SOURCE : Cass Soc., 19 novembre 2014, Arrêt n°2062 FS- D (n° 13-22.686).
Un salarié avait été recruté par contrat à durée indéterminée du 1er juillet 2005 en qualité de Directeur des opérations d’une société au sein de laquelle il fut ensuite désigné comme Directeur Général Adjoint à partir du 1er janvier 2007, tout en conservant ses fonctions salariées de Directeur des opérations.
Sa rémunération était composée d’une partie fixe et d’une partie variable, calculée sur la base de 60 % de la rémunération annuelle brute et déterminée en fonction de la réalisation d’objectifs annuels fixés d’un commun accord.
La partie variable de sa rémunération ne lui ayant pas été versée, le salarié, constatant en outre que la société avait nommé en ses lieu et place un nouveau Directeur des opérations, le salarié a saisi le Conseil des Prud’hommes le 03 juillet 2008 aux fins notamment de voir prononcer la résiliation judiciaire de son contrat de travail aux torts de son employeur, outre le paiement de diverses sommes liées à la qualification de la rupture.
Ensuite de cette saisine, l’employeur licenciait le salarié pour faute lourde le 03 octobre 2008.
Les Juges du fond ont accueilli la demande du salarié et prononcé la résiliation du contrat de travail aux torts exclusifs de l’employeur, de sorte que celui-ci a été condamné à indemniser le salarié.
Toutefois, les Juges du fond ont rejeté la demande du salarié sollicitant la condamnation de l’employeur à lui verser des dommages et intérêts pour compenser la perte de chance de bénéficier des bons de créateur d’entreprise (BCE) qui lui avaient été attribués par une délibération du Conseil d’Administration de la société le 12 octobre 2006.
En effet, cette délibération lui avait octroyé 5000 bons, chacun lui donnant droit de souscrire au-delà de deux ans d’ancienneté et dans un délai de 5 ans à compter de la délibération à une action nouvelle de la société, seuls la démission ou le licenciement faisant perdre au salarié le bénéfice de ces bons.

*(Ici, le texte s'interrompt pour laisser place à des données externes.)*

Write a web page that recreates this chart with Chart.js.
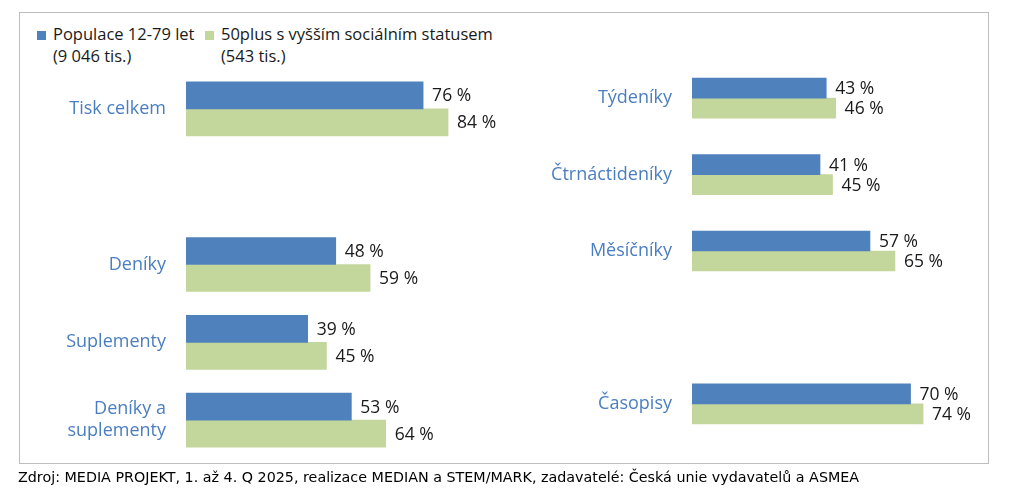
<!DOCTYPE html>
<html>
<head>
  <meta charset="utf-8">
  <title>Čtenost tisku</title>
  <script src="https://cdn.jsdelivr.net/npm/chart.js"></script>
  <style>
    body {
      margin: 0;
      background: #fff;
      font-family: "Open Sans", sans-serif;
    }
    #page {
      position: relative;
      width: 1024px;
      height: 495px;
    }
    #frame {
      position: absolute;
      left: 19px;
      top: 12px;
      width: 968px;
      height: 450px;
      border: 1.5px solid #bdbdbd;
    }
    .legend {
      position: absolute;
      top: 23px;
      font-size: 16.5px;
      line-height: 22px;
      color: #1a1a1a;
    }
    .legend i {
      position: absolute;
      left: -16px;
      top: 8px;
      width: 9px;
      height: 9px;
    }
    #leftWrap { position: absolute; left: 20px; top: 60px; width: 490px; height: 410px; }
    #rightWrap { position: absolute; left: 510px; top: 50px; width: 480px; height: 410px; }
    #source {
      position: absolute;
      left: 18px;
      top: 469px;
      font-family: "DejaVu Sans", sans-serif;
      font-size: 14.3px;
      color: #000;
    }
  </style>
</head>
<body>
<div id="page">
  <div id="frame"></div>
  <div class="legend" style="left:53px"><i style="background:#4F81BD"></i>Populace 12-79 let<br>(9 046 tis.)</div>
  <div class="legend" style="left:221px"><i style="background:#C3D69B"></i>50plus s vyšším sociálním statusem<br>(543 tis.)</div>
  <div id="leftWrap"><canvas id="leftChart"></canvas></div>
  <div id="rightWrap"><canvas id="rightChart"></canvas></div>
  <div id="source">Zdroj: MEDIA PROJEKT, 1. až 4. Q 2025, realizace MEDIAN a STEM/MARK, zadavatelé: Česká unie vydavatelů a ASMEA</div>
</div>

<script>
  // data (empty slots keep the gaps between groups)
  const leftLabels = ['Tisk celkem', '', 'Deníky', 'Suplementy', ['Deníky a', 'suplementy']];
  const leftPopulace = [76, null, 48, 39, 53];
  const left50plus = [84, null, 59, 45, 64];

  const rightLabels = ['Týdeníky', 'Čtrnáctideníky', 'Měsíčníky', '', 'Časopisy'];
  const rightPopulace = [43, 41, 57, null, 70];
  const right50plus = [46, 45, 65, null, 74];

  const seriesNames = ['Populace 12-79 let (9 046 tis.)', '50plus s vyšším sociálním statusem (543 tis.)'];
  const blue = '#4F81BD';
  const green = '#C3D69B';

  const valueLabels = {
    id: 'valueLabels',
    afterDatasetsDraw(chart) {
      const ctx = chart.ctx;
      ctx.save();
      ctx.font = '17.5px "Open Sans", sans-serif';
      ctx.fillStyle = '#1a1a1a';
      ctx.textAlign = 'left';
      ctx.textBaseline = 'middle';
      chart.data.datasets.forEach((ds, i) => {
        chart.getDatasetMeta(i).data.forEach((bar, j) => {
          const v = ds.data[j];
          if (v == null) return;
          ctx.fillText(v + ' %', bar.x + 9, bar.y + 1);
        });
      });
      ctx.restore();
    }
  };

  function makeChart(id, labels, pop, plus, thickness, axisWidth, max, pad) {
    return new Chart(document.getElementById(id), {
      type: 'bar',
      data: {
        labels: labels,
        datasets: [
          { label: seriesNames[0], data: pop, backgroundColor: blue, barThickness: thickness },
          { label: seriesNames[1], data: plus, backgroundColor: green, barThickness: thickness }
        ]
      },
      options: {
        indexAxis: 'y',
        responsive: true,
        maintainAspectRatio: false,
        animation: false,
        layout: { padding: pad },
        plugins: {
          legend: { display: false },
          tooltip: { enabled: false }
        },
        scales: {
          x: { display: false, min: 0, max: max },
          y: {
            grid: { display: false, drawTicks: false },
            border: { display: false },
            ticks: {
              padding: 20,
              color: '#4A7EC0',
              font: { family: '"Open Sans", sans-serif', size: 18 },
              lineHeight: 1.4
            },
            afterFit(scale) {
              scale.width = axisWidth;
              scale.paddingTop = 0;
              scale.paddingBottom = 0;
            }
          }
        }
      },
      plugins: [valueLabels]
    });
  }

  makeChart('leftChart', leftLabels, leftPopulace, left50plus, 27, 166, 100,
    { top: 10, bottom: 11, left: 0, right: 12 });
  makeChart('rightChart', rightLabels, rightPopulace, right50plus, 20, 182, 90,
    { top: 10, bottom: 18, left: 0, right: 17 });
</script>
</body>
</html>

Pour rejeter cette demande, les Juges du fond et notamment la Cour d’Appel de VERSAILLES, dans un Arrêt du 13 juin 2013, vont considérer qu’au moment de la rupture le salarié n’avait toujours pas exercé la faculté dont il bénéficiait depuis deux ans, que l’exercice de cette faculté impliquait qu’il débourse d’abord le prix des actions que chaque bon attribué lui donnait droit de souscrire avant de pouvoir espérer en tirer profit par la perception de dividendes ou de la revente de ces actions, et qu’en outre, il n’avait fourni aucun élément permettant d’apprécier l’évolution du cours des actions de la société et de leur rentabilité, de sorte que la perte de chance prétendument subie par le salarié n’était pas suffisamment démontrée.
Ensuite de cette décision, le salarié se pourvoit en Cassation.
Bien lui en prit, puisque la Haute Cour va accueillir l’argumentation du salarié.
Relevant au contraire que le salarié aurait disposé d’un délai plus long pour lever les options si son contrat de travail s’était poursuivi, de sorte qu’il a été privé de la possibilité d’exercer son droit à de meilleures conditions et par là d’une chance de gain, et que la Cour qui disposait de ces éléments aurait dû mesurer la réparation à la chance perdue, de sorte qu’en statuant comme elle l’a fait, elle a violé les articles L.1235-3 du Code du Travail et L.1134 et 1147 du Code Civil.
Par suite, la Chambre Sociale casse et annule l’Arrêt d’Appel, mais seulement en ce qu’il avait débouté le salarié de sa demande de dommages et intérêts pour perte des options de souscription d’action.